■ RECORD LIST
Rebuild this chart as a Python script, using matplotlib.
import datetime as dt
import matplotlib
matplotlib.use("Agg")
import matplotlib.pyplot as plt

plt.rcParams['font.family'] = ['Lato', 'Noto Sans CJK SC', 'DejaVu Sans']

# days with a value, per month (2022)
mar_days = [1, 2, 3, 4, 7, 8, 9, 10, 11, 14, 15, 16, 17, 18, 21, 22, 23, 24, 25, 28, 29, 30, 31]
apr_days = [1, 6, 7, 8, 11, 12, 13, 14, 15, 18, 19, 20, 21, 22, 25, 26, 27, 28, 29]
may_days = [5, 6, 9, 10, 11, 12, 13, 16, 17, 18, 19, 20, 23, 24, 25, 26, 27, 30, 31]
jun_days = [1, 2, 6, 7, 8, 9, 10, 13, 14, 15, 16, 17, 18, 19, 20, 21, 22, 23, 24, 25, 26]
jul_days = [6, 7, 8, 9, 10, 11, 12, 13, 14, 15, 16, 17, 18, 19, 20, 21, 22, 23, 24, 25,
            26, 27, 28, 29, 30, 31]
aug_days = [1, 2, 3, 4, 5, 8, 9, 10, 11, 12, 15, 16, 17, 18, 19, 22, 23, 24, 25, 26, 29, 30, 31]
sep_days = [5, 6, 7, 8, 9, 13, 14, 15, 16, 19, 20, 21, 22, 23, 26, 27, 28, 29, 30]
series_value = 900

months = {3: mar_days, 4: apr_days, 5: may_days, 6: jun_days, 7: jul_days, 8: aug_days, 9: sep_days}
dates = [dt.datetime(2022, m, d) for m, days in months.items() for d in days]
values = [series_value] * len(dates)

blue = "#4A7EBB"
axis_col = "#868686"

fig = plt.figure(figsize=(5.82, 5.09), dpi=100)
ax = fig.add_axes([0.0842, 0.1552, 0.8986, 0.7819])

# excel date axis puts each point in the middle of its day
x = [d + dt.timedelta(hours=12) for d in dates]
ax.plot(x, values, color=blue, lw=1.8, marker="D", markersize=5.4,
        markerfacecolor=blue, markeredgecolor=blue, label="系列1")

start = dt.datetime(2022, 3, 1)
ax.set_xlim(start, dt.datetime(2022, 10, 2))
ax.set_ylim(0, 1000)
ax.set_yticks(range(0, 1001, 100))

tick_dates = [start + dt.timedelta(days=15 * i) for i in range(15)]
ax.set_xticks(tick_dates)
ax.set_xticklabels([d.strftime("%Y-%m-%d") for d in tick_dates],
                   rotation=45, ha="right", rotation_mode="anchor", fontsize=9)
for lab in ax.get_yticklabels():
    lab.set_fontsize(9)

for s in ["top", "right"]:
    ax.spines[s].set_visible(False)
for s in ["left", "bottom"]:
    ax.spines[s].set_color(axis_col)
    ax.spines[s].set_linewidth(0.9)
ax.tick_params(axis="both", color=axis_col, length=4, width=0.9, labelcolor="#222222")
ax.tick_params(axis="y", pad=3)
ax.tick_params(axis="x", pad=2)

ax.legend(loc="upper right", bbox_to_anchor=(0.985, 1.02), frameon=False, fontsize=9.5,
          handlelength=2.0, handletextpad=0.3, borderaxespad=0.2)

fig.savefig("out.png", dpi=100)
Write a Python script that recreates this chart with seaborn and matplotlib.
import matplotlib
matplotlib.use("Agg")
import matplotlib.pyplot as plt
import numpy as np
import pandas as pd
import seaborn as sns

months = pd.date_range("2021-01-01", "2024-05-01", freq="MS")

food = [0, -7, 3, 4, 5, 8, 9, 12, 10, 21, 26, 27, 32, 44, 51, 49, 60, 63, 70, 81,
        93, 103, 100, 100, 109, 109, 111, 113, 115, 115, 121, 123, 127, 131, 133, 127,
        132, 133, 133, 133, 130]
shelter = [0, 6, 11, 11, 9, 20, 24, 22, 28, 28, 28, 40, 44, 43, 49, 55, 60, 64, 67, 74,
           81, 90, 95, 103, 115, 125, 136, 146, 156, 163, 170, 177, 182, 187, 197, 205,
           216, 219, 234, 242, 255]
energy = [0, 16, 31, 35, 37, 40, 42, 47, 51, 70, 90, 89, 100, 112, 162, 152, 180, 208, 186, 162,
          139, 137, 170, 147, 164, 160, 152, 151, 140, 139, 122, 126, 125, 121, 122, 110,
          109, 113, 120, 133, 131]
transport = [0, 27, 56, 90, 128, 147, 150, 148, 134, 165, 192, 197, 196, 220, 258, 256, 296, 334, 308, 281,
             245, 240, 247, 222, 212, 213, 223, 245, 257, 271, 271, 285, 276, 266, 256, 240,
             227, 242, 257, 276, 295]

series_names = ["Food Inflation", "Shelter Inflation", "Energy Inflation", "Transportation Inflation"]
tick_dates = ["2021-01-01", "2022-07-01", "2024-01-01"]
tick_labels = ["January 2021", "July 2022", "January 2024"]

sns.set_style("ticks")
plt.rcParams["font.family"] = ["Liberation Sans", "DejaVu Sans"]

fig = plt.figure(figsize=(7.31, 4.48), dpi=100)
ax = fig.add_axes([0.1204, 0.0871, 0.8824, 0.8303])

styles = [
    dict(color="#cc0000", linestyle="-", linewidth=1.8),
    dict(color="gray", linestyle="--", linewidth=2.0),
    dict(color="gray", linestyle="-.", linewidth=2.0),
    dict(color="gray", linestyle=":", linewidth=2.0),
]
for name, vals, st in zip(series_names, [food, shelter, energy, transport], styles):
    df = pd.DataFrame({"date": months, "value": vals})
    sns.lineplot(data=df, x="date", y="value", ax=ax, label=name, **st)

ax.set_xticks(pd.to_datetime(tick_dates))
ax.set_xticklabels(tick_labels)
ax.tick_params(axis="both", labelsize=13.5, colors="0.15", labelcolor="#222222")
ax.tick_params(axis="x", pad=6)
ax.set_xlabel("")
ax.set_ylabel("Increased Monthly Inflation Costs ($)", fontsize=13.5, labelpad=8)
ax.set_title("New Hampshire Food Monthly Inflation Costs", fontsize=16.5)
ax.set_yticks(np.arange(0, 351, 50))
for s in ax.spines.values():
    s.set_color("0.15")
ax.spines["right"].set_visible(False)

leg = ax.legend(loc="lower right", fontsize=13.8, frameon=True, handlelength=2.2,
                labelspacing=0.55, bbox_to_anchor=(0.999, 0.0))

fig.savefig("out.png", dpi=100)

■ STATED GOAL
Set down verbatim only the lines between the start of the data above and the line with "plt.rcParams['font.family'] = ['Lato', 'Noto", both boundaries included.

■ ANSWER FOR THIS EXERCISE
Rebuild this chart as a Python script, using matplotlib.
import datetime as dt
import matplotlib
matplotlib.use("Agg")
import matplotlib.pyplot as plt

plt.rcParams['font.family'] = ['Lato', 'Noto Sans CJK SC', 'DejaVu Sans']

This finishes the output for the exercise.